With an abundant use of endless montages, the film transitions into the 70s and we see Cruella (Stone) as a grown woman in which her lifestyle as an orphan has sharpened her street smarts and has certainly made her rough around the edges. Anita (now played by Kirby Howell-Baptiste), has moved on with a career, and her new friends are fellow grifters and capers Horace (Paul Walter Hauser) and Jasper (Joel Fry). Strictly going by her birth name of Estella, and wearing a wig to cover her half black, half gray hair, the future dognaper uses her cons as a way to position herself to Baroness’s clothing corporation. There are many secrets that Baroness’s past holds that reveal Anita’s past and true identity. Disgusted by work ethic, Anita transforms and disguises herself into Cruella as she becomes fixated in starting an ongoing conflict of stunts, vandalism, pranks, and other forms of anarchy that undercut Baroness’s ego and abuse of power.

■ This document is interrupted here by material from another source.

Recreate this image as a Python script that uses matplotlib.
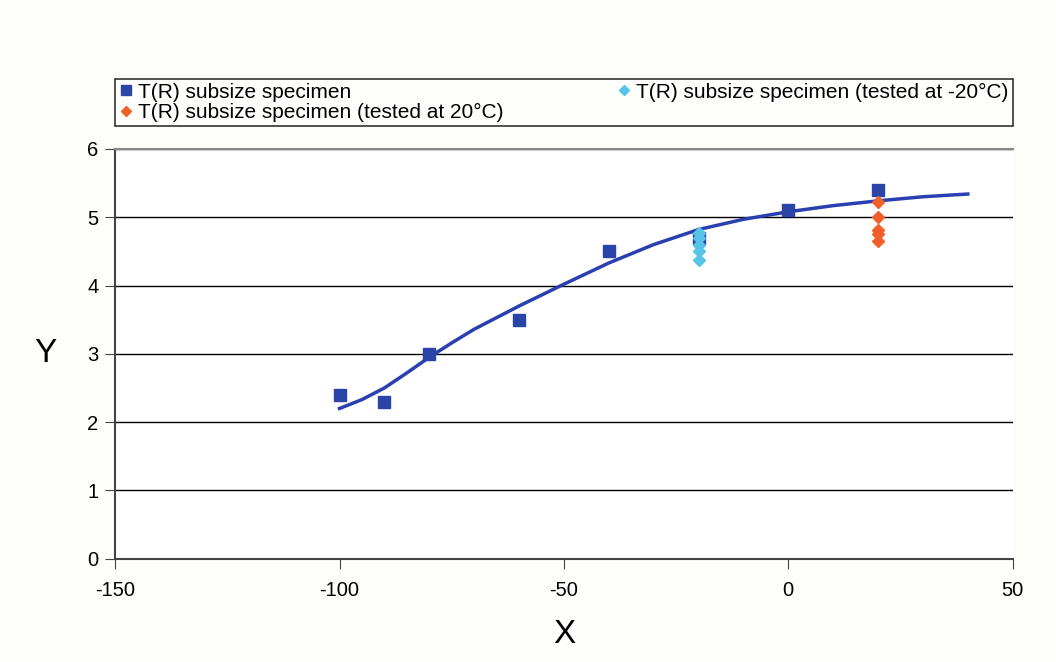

Unfolding as a revenge study, Cruella is an independent and empowered woman, who wants to capture the roots of the tragedy involving her mother and Baroness that left trauma implications for Cruella years later that left her as an orphan. While the conflict between Cruella and Baroness eventually loses momentum due to rhythmic montages that feel overwritten and overstated, it’s the smaller and more intimate scenes involving Cruella going back to the mansion to grieve over her mother are moments that allow the viewer to feel empathy and even sympathy for Anita/Cruella
The film walks a fine line between being a dark family film with shades of Tim Burton and the kinetic sensibilities of a British caper film that echoes the work of Guy Ritchie. Gillespie’s framework has always been drawn into misunderstood outsiders, his debut Sundance darling Lars and the Real Girl chronicled a lonely man (Ryan Gosling) who finds companionship with a mannequin doll that never felt perverted or in bad taste, and his previous film I, Tonya was a breezy and greatly acted chronicle of disgraced ice skating figure Tonya Harding. He follows his traditions up with Cruella, which he delivers a flawed, but mostly watchable effort in revamping a classic story that has shades of exuberance and other forms of complete disorganization. Also, for a film so long, it never quite reaches the wisdom or sophistication that the story potentially holds due way too many confrontations between Cruella and Baroness. All around the film has many solid moments, yet is derailed to its very choppy and messy execution. The end result isn’t as dramatically engaging as it could have been due to the style and showmanship that suffocates the material. The soundtrack, however, is quite extravagant and on the level of Richard Linklater, Martin Scorsese, Sofia Coppola, and Quentin Tarantino soundtrack good. With a painful running time of 134 mins, the film would have benefited from another edit and two. Overall, Cruella is a watchable and semi-rewarding experience that’s certainly hit-or-miss, but should please diehard Disney fans.